MATERIAL FOR THIS EXERCISE —
■ ■ ■ ■ ■

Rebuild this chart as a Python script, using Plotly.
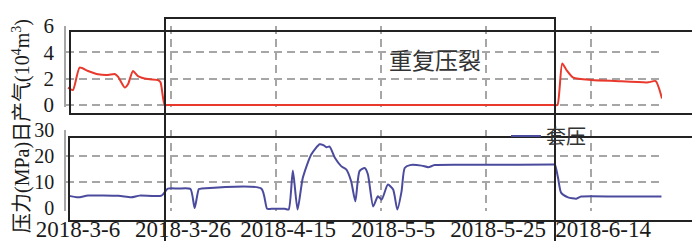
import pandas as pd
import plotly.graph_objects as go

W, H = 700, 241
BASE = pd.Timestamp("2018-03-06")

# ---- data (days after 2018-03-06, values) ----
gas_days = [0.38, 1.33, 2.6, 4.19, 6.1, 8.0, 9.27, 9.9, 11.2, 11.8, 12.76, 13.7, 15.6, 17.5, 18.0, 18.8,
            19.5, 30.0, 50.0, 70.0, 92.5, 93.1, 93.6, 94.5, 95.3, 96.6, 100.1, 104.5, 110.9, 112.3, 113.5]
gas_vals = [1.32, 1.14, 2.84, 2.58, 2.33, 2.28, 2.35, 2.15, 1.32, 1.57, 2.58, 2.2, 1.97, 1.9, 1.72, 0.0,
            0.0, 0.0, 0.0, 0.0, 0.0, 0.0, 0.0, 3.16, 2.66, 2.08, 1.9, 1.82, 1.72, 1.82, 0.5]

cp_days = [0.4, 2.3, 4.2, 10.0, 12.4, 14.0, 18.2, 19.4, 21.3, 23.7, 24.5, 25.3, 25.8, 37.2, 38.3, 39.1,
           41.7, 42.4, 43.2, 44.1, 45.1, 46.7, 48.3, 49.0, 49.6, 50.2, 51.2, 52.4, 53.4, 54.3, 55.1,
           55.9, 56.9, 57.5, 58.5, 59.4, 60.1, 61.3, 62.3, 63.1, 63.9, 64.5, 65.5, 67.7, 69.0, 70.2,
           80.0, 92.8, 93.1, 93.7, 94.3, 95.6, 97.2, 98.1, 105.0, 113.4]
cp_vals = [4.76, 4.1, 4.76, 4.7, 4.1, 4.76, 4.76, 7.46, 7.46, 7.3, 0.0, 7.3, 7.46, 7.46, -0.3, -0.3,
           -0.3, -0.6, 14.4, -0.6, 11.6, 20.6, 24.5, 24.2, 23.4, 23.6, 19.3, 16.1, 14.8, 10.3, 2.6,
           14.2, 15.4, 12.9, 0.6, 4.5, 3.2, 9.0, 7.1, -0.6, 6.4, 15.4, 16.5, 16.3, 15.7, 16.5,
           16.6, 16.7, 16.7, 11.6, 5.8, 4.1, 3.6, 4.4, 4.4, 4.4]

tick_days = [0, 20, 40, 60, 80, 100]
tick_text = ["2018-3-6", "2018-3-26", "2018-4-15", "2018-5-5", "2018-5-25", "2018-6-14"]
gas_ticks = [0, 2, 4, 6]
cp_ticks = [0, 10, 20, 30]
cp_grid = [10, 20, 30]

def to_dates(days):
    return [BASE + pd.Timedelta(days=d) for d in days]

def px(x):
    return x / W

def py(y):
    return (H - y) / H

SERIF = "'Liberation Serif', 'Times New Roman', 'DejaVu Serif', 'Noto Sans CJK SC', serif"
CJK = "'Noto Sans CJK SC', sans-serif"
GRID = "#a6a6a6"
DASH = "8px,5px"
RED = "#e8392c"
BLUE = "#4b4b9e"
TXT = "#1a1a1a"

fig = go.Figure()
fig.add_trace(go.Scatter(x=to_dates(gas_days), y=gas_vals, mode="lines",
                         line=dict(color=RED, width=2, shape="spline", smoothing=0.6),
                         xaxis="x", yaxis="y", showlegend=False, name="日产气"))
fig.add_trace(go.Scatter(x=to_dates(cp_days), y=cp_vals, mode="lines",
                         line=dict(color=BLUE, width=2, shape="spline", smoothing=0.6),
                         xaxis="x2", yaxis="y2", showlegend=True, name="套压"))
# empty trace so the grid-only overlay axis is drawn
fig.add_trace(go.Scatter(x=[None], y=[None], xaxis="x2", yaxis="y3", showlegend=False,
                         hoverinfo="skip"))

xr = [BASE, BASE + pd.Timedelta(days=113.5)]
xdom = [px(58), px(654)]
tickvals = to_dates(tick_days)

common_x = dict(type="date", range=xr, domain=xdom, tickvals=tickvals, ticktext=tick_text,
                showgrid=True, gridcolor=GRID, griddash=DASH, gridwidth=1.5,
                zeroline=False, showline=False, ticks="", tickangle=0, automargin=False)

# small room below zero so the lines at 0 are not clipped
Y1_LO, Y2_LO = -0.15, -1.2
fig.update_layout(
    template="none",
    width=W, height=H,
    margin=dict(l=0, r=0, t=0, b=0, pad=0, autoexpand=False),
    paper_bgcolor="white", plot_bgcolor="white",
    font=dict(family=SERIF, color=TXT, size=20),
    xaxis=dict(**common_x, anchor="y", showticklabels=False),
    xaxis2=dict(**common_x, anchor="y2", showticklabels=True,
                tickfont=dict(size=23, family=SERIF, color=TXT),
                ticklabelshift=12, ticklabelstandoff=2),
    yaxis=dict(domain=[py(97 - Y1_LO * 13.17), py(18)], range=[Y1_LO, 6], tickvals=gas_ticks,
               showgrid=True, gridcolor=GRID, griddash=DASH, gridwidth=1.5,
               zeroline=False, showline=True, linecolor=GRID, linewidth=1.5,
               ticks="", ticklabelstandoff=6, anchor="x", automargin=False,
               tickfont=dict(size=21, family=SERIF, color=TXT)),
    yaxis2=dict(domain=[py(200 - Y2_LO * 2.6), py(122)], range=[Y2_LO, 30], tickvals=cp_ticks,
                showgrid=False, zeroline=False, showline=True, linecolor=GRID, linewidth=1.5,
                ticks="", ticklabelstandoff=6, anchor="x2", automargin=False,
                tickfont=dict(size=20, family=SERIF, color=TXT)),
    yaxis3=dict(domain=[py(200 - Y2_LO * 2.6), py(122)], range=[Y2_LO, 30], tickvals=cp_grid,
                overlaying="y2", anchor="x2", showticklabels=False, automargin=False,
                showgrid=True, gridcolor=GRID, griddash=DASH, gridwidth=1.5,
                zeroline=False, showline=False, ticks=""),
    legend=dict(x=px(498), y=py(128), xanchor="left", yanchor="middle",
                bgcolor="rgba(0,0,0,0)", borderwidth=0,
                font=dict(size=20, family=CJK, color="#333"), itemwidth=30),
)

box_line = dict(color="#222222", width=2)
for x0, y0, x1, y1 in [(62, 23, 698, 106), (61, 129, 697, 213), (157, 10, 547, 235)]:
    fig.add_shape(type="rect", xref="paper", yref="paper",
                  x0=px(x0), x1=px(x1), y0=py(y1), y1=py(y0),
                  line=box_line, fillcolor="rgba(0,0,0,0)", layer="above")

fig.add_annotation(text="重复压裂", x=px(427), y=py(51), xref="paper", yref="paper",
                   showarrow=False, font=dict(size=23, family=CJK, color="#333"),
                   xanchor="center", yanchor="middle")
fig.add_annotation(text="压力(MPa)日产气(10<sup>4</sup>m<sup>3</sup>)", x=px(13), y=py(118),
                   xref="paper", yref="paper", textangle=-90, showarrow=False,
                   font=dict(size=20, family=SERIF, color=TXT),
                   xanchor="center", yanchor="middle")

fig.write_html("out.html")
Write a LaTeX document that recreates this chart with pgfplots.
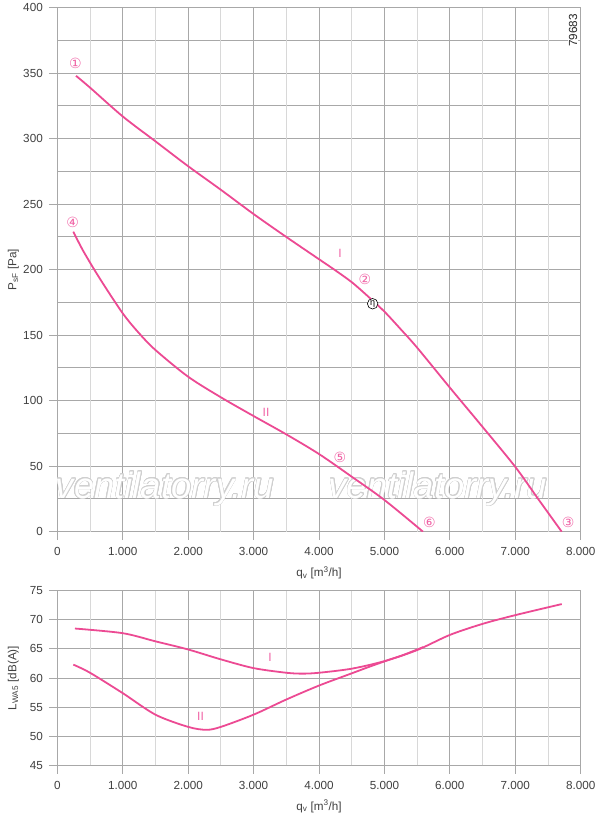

■ ■ ■ ■ ■

REQUIRED TASK — Drop the pictures and reproduce the rest of the entries above exactly.

THE SOLUTION —
Rebuild this chart as a Python script, using Plotly.
import pandas as pd
import plotly.graph_objects as go

W, H = 700, 241
BASE = pd.Timestamp("2018-03-06")

# ---- data (days after 2018-03-06, values) ----
gas_days = [0.38, 1.33, 2.6, 4.19, 6.1, 8.0, 9.27, 9.9, 11.2, 11.8, 12.76, 13.7, 15.6, 17.5, 18.0, 18.8,
            19.5, 30.0, 50.0, 70.0, 92.5, 93.1, 93.6, 94.5, 95.3, 96.6, 100.1, 104.5, 110.9, 112.3, 113.5]
gas_vals = [1.32, 1.14, 2.84, 2.58, 2.33, 2.28, 2.35, 2.15, 1.32, 1.57, 2.58, 2.2, 1.97, 1.9, 1.72, 0.0,
            0.0, 0.0, 0.0, 0.0, 0.0, 0.0, 0.0, 3.16, 2.66, 2.08, 1.9, 1.82, 1.72, 1.82, 0.5]

cp_days = [0.4, 2.3, 4.2, 10.0, 12.4, 14.0, 18.2, 19.4, 21.3, 23.7, 24.5, 25.3, 25.8, 37.2, 38.3, 39.1,
           41.7, 42.4, 43.2, 44.1, 45.1, 46.7, 48.3, 49.0, 49.6, 50.2, 51.2, 52.4, 53.4, 54.3, 55.1,
           55.9, 56.9, 57.5, 58.5, 59.4, 60.1, 61.3, 62.3, 63.1, 63.9, 64.5, 65.5, 67.7, 69.0, 70.2,
           80.0, 92.8, 93.1, 93.7, 94.3, 95.6, 97.2, 98.1, 105.0, 113.4]
cp_vals = [4.76, 4.1, 4.76, 4.7, 4.1, 4.76, 4.76, 7.46, 7.46, 7.3, 0.0, 7.3, 7.46, 7.46, -0.3, -0.3,
           -0.3, -0.6, 14.4, -0.6, 11.6, 20.6, 24.5, 24.2, 23.4, 23.6, 19.3, 16.1, 14.8, 10.3, 2.6,
           14.2, 15.4, 12.9, 0.6, 4.5, 3.2, 9.0, 7.1, -0.6, 6.4, 15.4, 16.5, 16.3, 15.7, 16.5,
           16.6, 16.7, 16.7, 11.6, 5.8, 4.1, 3.6, 4.4, 4.4, 4.4]

tick_days = [0, 20, 40, 60, 80, 100]
tick_text = ["2018-3-6", "2018-3-26", "2018-4-15", "2018-5-5", "2018-5-25", "2018-6-14"]
gas_ticks = [0, 2, 4, 6]
cp_ticks = [0, 10, 20, 30]
cp_grid = [10, 20, 30]

def to_dates(days):
    return [BASE + pd.Timedelta(days=d) for d in days]

def px(x):
    return x / W

def py(y):
    return (H - y) / H

SERIF = "'Liberation Serif', 'Times New Roman', 'DejaVu Serif', 'Noto Sans CJK SC', serif"
CJK = "'Noto Sans CJK SC', sans-serif"
GRID = "#a6a6a6"
DASH = "8px,5px"
RED = "#e8392c"
BLUE = "#4b4b9e"
TXT = "#1a1a1a"

fig = go.Figure()
fig.add_trace(go.Scatter(x=to_dates(gas_days), y=gas_vals, mode="lines",
                         line=dict(color=RED, width=2, shape="spline", smoothing=0.6),
                         xaxis="x", yaxis="y", showlegend=False, name="日产气"))
fig.add_trace(go.Scatter(x=to_dates(cp_days), y=cp_vals, mode="lines",
                         line=dict(color=BLUE, width=2, shape="spline", smoothing=0.6),
                         xaxis="x2", yaxis="y2", showlegend=True, name="套压"))
# empty trace so the grid-only overlay axis is drawn
fig.add_trace(go.Scatter(x=[None], y=[None], xaxis="x2", yaxis="y3", showlegend=False,
                         hoverinfo="skip"))

xr = [BASE, BASE + pd.Timedelta(days=113.5)]
xdom = [px(58), px(654)]
tickvals = to_dates(tick_days)

common_x = dict(type="date", range=xr, domain=xdom, tickvals=tickvals, ticktext=tick_text,
                showgrid=True, gridcolor=GRID, griddash=DASH, gridwidth=1.5,
                zeroline=False, showline=False, ticks="", tickangle=0, automargin=False)

# small room below zero so the lines at 0 are not clipped
Y1_LO, Y2_LO = -0.15, -1.2
fig.update_layout(
    template="none",
    width=W, height=H,
    margin=dict(l=0, r=0, t=0, b=0, pad=0, autoexpand=False),
    paper_bgcolor="white", plot_bgcolor="white",
    font=dict(family=SERIF, color=TXT, size=20),
    xaxis=dict(**common_x, anchor="y", showticklabels=False),
    xaxis2=dict(**common_x, anchor="y2", showticklabels=True,
                tickfont=dict(size=23, family=SERIF, color=TXT),
                ticklabelshift=12, ticklabelstandoff=2),
    yaxis=dict(domain=[py(97 - Y1_LO * 13.17), py(18)], range=[Y1_LO, 6], tickvals=gas_ticks,
               showgrid=True, gridcolor=GRID, griddash=DASH, gridwidth=1.5,
               zeroline=False, showline=True, linecolor=GRID, linewidth=1.5,
               ticks="", ticklabelstandoff=6, anchor="x", automargin=False,
               tickfont=dict(size=21, family=SERIF, color=TXT)),
    yaxis2=dict(domain=[py(200 - Y2_LO * 2.6), py(122)], range=[Y2_LO, 30], tickvals=cp_ticks,
                showgrid=False, zeroline=False, showline=True, linecolor=GRID, linewidth=1.5,
                ticks="", ticklabelstandoff=6, anchor="x2", automargin=False,
                tickfont=dict(size=20, family=SERIF, color=TXT)),
    yaxis3=dict(domain=[py(200 - Y2_LO * 2.6), py(122)], range=[Y2_LO, 30], tickvals=cp_grid,
                overlaying="y2", anchor="x2", showticklabels=False, automargin=False,
                showgrid=True, gridcolor=GRID, griddash=DASH, gridwidth=1.5,
                zeroline=False, showline=False, ticks=""),
    legend=dict(x=px(498), y=py(128), xanchor="left", yanchor="middle",
                bgcolor="rgba(0,0,0,0)", borderwidth=0,
                font=dict(size=20, family=CJK, color="#333"), itemwidth=30),
)

box_line = dict(color="#222222", width=2)
for x0, y0, x1, y1 in [(62, 23, 698, 106), (61, 129, 697, 213), (157, 10, 547, 235)]:
    fig.add_shape(type="rect", xref="paper", yref="paper",
                  x0=px(x0), x1=px(x1), y0=py(y1), y1=py(y0),
                  line=box_line, fillcolor="rgba(0,0,0,0)", layer="above")

fig.add_annotation(text="重复压裂", x=px(427), y=py(51), xref="paper", yref="paper",
                   showarrow=False, font=dict(size=23, family=CJK, color="#333"),
                   xanchor="center", yanchor="middle")
fig.add_annotation(text="压力(MPa)日产气(10<sup>4</sup>m<sup>3</sup>)", x=px(13), y=py(118),
                   xref="paper", yref="paper", textangle=-90, showarrow=False,
                   font=dict(size=20, family=SERIF, color=TXT),
                   xanchor="center", yanchor="middle")

fig.write_html("out.html")
Write a LaTeX document that recreates this chart with pgfplots.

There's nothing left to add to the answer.